Write out the listing below again, precisely as it is given.

-- Start --

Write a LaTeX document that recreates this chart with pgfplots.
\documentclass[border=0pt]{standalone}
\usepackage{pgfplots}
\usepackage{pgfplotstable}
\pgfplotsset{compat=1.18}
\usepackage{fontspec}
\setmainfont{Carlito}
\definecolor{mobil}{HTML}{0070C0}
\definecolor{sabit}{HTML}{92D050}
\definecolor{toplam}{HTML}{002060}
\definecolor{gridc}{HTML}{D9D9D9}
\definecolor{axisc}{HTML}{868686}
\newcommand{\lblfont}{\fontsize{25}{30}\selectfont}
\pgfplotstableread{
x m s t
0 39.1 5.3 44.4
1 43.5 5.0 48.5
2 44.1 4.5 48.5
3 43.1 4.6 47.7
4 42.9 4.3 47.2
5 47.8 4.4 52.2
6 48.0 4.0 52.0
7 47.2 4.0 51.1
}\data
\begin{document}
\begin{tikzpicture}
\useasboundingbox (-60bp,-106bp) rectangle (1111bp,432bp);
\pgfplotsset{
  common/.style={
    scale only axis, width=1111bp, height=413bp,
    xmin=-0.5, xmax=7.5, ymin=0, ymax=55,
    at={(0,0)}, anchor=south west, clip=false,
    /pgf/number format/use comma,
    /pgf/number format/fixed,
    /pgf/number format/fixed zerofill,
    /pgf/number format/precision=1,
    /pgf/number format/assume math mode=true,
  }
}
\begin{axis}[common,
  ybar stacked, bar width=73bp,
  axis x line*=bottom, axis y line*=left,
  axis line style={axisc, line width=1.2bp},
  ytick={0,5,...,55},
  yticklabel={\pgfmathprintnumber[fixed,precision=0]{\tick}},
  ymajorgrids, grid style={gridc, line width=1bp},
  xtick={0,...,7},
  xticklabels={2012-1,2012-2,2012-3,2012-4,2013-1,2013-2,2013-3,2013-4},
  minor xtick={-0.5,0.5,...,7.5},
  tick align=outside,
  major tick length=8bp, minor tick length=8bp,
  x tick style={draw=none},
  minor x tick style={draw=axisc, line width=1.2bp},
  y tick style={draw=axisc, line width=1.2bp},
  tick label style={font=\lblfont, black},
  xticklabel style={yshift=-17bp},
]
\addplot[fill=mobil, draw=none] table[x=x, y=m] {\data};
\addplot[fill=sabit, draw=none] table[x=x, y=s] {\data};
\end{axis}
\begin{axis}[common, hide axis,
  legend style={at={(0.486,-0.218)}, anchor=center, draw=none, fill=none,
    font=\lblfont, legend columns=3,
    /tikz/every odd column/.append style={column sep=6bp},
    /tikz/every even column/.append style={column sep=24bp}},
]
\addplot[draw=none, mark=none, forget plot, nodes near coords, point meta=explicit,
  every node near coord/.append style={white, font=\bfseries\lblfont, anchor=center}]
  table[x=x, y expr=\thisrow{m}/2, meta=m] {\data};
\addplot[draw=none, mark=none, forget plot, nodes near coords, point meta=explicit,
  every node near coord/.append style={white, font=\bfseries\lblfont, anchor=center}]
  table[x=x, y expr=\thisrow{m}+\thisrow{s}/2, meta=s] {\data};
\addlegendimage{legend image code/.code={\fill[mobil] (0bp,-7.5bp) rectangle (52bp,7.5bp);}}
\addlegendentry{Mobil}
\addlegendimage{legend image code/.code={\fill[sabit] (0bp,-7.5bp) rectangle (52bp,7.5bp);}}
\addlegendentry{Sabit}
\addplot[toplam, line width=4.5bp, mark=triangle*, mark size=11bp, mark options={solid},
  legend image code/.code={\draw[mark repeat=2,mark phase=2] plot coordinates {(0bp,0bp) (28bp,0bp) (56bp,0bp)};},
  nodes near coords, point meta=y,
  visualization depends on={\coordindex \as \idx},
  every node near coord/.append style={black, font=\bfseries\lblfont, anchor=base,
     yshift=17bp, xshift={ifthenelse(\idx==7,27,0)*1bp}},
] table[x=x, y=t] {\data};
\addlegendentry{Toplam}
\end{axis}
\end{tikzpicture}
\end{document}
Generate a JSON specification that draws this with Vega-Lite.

-- End --

> Exercise answer:
Write a LaTeX document that recreates this chart with pgfplots.
\documentclass[border=0pt]{standalone}
\usepackage{pgfplots}
\usepackage{pgfplotstable}
\pgfplotsset{compat=1.18}
\usepackage{fontspec}
\setmainfont{Carlito}
\definecolor{mobil}{HTML}{0070C0}
\definecolor{sabit}{HTML}{92D050}
\definecolor{toplam}{HTML}{002060}
\definecolor{gridc}{HTML}{D9D9D9}
\definecolor{axisc}{HTML}{868686}
\newcommand{\lblfont}{\fontsize{25}{30}\selectfont}
\pgfplotstableread{
x m s t
0 39.1 5.3 44.4
1 43.5 5.0 48.5
2 44.1 4.5 48.5
3 43.1 4.6 47.7
4 42.9 4.3 47.2
5 47.8 4.4 52.2
6 48.0 4.0 52.0
7 47.2 4.0 51.1
}\data
\begin{document}
\begin{tikzpicture}
\useasboundingbox (-60bp,-106bp) rectangle (1111bp,432bp);
\pgfplotsset{
  common/.style={
    scale only axis, width=1111bp, height=413bp,
    xmin=-0.5, xmax=7.5, ymin=0, ymax=55,
    at={(0,0)}, anchor=south west, clip=false,
    /pgf/number format/use comma,
    /pgf/number format/fixed,
    /pgf/number format/fixed zerofill,
    /pgf/number format/precision=1,
    /pgf/number format/assume math mode=true,
  }
}
\begin{axis}[common,
  ybar stacked, bar width=73bp,
  axis x line*=bottom, axis y line*=left,
  axis line style={axisc, line width=1.2bp},
  ytick={0,5,...,55},
  yticklabel={\pgfmathprintnumber[fixed,precision=0]{\tick}},
  ymajorgrids, grid style={gridc, line width=1bp},
  xtick={0,...,7},
  xticklabels={2012-1,2012-2,2012-3,2012-4,2013-1,2013-2,2013-3,2013-4},
  minor xtick={-0.5,0.5,...,7.5},
  tick align=outside,
  major tick length=8bp, minor tick length=8bp,
  x tick style={draw=none},
  minor x tick style={draw=axisc, line width=1.2bp},
  y tick style={draw=axisc, line width=1.2bp},
  tick label style={font=\lblfont, black},
  xticklabel style={yshift=-17bp},
]
\addplot[fill=mobil, draw=none] table[x=x, y=m] {\data};
\addplot[fill=sabit, draw=none] table[x=x, y=s] {\data};
\end{axis}
\begin{axis}[common, hide axis,
  legend style={at={(0.486,-0.218)}, anchor=center, draw=none, fill=none,
    font=\lblfont, legend columns=3,
    /tikz/every odd column/.append style={column sep=6bp},
    /tikz/every even column/.append style={column sep=24bp}},
]
\addplot[draw=none, mark=none, forget plot, nodes near coords, point meta=explicit,
  every node near coord/.append style={white, font=\bfseries\lblfont, anchor=center}]
  table[x=x, y expr=\thisrow{m}/2, meta=m] {\data};
\addplot[draw=none, mark=none, forget plot, nodes near coords, point meta=explicit,
  every node near coord/.append style={white, font=\bfseries\lblfont, anchor=center}]
  table[x=x, y expr=\thisrow{m}+\thisrow{s}/2, meta=s] {\data};
\addlegendimage{legend image code/.code={\fill[mobil] (0bp,-7.5bp) rectangle (52bp,7.5bp);}}
\addlegendentry{Mobil}
\addlegendimage{legend image code/.code={\fill[sabit] (0bp,-7.5bp) rectangle (52bp,7.5bp);}}
\addlegendentry{Sabit}
\addplot[toplam, line width=4.5bp, mark=triangle*, mark size=11bp, mark options={solid},
  legend image code/.code={\draw[mark repeat=2,mark phase=2] plot coordinates {(0bp,0bp) (28bp,0bp) (56bp,0bp)};},
  nodes near coords, point meta=y,
  visualization depends on={\coordindex \as \idx},
  every node near coord/.append style={black, font=\bfseries\lblfont, anchor=base,
     yshift=17bp, xshift={ifthenelse(\idx==7,27,0)*1bp}},
] table[x=x, y=t] {\data};
\addlegendentry{Toplam}
\end{axis}
\end{tikzpicture}
\end{document}
Generate a JSON specification that draws this with Vega-Lite.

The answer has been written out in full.